# TO DO
Each line that contains the word "this" counts once; give the total for the records below and nothing else.

Data entries
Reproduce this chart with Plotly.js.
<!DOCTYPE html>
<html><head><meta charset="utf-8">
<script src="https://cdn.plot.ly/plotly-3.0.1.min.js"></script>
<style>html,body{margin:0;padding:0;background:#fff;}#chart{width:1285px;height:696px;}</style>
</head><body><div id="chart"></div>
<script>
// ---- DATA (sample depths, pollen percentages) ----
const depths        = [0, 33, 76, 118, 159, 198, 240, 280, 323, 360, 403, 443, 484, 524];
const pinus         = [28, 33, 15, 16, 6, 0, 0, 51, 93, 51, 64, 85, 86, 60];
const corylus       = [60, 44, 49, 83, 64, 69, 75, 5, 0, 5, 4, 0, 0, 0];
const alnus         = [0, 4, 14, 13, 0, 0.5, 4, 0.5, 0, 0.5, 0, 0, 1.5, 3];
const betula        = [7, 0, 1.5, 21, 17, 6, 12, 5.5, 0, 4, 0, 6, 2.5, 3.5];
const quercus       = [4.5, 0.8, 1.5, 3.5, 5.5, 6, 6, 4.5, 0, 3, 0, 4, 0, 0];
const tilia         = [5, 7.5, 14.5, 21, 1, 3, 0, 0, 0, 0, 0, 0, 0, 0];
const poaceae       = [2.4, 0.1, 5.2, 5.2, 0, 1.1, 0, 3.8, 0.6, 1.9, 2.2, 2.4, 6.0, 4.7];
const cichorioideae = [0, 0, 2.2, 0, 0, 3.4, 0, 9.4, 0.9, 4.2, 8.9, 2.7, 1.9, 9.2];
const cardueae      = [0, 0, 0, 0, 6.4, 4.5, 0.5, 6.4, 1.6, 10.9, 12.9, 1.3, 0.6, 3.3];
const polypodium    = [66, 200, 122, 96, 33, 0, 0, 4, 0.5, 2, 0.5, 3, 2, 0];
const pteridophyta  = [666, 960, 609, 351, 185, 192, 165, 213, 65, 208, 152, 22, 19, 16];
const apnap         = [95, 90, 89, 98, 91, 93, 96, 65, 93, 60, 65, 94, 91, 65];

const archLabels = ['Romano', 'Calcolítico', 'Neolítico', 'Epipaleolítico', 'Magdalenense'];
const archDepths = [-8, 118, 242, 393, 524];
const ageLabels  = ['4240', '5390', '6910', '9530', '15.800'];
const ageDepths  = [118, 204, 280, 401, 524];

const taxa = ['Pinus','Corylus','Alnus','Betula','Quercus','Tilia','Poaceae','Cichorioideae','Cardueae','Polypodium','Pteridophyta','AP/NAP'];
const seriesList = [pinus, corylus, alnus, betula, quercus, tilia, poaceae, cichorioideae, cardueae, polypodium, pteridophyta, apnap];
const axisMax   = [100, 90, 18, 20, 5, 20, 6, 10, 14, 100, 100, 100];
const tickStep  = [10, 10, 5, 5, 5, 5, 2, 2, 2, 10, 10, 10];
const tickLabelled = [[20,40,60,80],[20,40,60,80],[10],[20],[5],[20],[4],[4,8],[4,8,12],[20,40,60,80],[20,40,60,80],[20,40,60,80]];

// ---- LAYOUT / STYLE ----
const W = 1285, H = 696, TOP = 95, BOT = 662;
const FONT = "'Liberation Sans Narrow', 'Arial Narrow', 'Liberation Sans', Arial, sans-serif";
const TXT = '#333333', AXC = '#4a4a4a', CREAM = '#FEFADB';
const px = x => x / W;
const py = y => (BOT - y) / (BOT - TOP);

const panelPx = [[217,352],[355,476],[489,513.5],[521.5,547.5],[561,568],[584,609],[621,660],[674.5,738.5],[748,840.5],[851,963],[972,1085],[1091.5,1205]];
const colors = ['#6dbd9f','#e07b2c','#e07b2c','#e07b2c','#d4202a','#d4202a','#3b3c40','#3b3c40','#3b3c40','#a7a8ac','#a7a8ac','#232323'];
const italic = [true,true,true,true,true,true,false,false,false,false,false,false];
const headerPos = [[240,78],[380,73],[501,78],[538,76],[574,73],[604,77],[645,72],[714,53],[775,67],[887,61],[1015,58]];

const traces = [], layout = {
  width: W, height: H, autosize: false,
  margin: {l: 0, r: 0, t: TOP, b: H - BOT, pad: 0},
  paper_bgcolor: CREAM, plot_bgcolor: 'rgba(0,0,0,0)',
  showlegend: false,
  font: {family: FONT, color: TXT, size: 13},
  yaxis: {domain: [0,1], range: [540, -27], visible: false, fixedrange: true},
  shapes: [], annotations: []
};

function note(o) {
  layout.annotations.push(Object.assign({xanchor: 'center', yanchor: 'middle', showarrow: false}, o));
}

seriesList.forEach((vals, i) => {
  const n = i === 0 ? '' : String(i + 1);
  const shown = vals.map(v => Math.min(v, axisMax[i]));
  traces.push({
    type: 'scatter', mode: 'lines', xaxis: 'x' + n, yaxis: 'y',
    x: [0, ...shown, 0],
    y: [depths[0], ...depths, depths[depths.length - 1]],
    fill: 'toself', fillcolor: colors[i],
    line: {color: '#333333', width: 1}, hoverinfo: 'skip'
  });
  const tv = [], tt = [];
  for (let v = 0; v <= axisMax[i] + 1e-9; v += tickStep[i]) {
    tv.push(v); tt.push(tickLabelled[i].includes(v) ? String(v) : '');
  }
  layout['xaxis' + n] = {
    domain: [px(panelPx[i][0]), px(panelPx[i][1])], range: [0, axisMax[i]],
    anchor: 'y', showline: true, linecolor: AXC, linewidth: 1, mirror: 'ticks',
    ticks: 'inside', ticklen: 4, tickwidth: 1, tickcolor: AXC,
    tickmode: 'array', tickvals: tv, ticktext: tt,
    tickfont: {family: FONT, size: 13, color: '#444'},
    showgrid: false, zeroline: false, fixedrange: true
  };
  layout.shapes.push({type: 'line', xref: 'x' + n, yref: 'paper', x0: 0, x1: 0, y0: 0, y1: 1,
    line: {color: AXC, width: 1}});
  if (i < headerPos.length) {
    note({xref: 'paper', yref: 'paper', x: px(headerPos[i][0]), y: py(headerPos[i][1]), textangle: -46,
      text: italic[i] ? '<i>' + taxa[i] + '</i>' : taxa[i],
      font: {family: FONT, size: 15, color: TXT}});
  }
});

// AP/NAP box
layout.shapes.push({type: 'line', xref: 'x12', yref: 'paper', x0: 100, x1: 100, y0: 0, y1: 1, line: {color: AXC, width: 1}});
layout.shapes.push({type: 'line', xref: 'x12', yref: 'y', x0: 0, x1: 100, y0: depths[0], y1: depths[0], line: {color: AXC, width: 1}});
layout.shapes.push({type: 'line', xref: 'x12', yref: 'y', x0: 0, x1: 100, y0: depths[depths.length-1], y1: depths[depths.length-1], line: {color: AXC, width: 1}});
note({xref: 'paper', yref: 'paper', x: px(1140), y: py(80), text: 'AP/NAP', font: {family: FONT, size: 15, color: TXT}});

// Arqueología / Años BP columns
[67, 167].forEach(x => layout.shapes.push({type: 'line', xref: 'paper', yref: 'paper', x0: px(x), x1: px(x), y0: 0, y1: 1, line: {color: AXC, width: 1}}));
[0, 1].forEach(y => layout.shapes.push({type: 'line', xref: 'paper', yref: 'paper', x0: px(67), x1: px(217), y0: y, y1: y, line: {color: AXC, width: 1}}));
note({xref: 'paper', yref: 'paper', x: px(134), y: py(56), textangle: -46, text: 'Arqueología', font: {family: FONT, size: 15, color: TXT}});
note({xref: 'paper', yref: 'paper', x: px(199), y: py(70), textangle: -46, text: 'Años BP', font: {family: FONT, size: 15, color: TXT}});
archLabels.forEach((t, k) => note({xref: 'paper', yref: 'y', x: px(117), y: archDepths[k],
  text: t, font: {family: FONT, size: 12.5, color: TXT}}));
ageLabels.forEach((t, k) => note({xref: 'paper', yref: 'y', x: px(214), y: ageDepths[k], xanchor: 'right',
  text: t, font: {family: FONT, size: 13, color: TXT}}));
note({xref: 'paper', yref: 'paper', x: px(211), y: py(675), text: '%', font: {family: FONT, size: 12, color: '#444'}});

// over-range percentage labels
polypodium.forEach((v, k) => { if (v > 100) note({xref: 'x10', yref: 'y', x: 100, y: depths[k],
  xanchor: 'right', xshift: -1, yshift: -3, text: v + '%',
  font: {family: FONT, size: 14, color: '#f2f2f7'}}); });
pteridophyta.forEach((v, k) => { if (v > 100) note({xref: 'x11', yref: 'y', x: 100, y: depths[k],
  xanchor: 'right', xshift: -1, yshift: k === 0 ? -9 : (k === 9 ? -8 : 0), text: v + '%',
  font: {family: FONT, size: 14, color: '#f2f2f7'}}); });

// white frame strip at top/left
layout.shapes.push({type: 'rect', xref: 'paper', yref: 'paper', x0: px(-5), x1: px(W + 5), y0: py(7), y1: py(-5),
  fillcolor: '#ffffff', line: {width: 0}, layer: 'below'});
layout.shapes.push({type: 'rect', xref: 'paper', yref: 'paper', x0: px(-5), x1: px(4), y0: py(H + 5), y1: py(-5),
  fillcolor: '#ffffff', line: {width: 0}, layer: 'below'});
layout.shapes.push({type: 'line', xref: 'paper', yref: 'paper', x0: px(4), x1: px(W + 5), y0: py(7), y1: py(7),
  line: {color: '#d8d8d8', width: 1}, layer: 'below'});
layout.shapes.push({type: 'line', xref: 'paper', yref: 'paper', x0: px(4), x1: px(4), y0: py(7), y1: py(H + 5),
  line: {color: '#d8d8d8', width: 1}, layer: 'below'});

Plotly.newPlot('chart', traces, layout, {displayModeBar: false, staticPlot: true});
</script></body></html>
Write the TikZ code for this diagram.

# FINISHED EXERCISE
2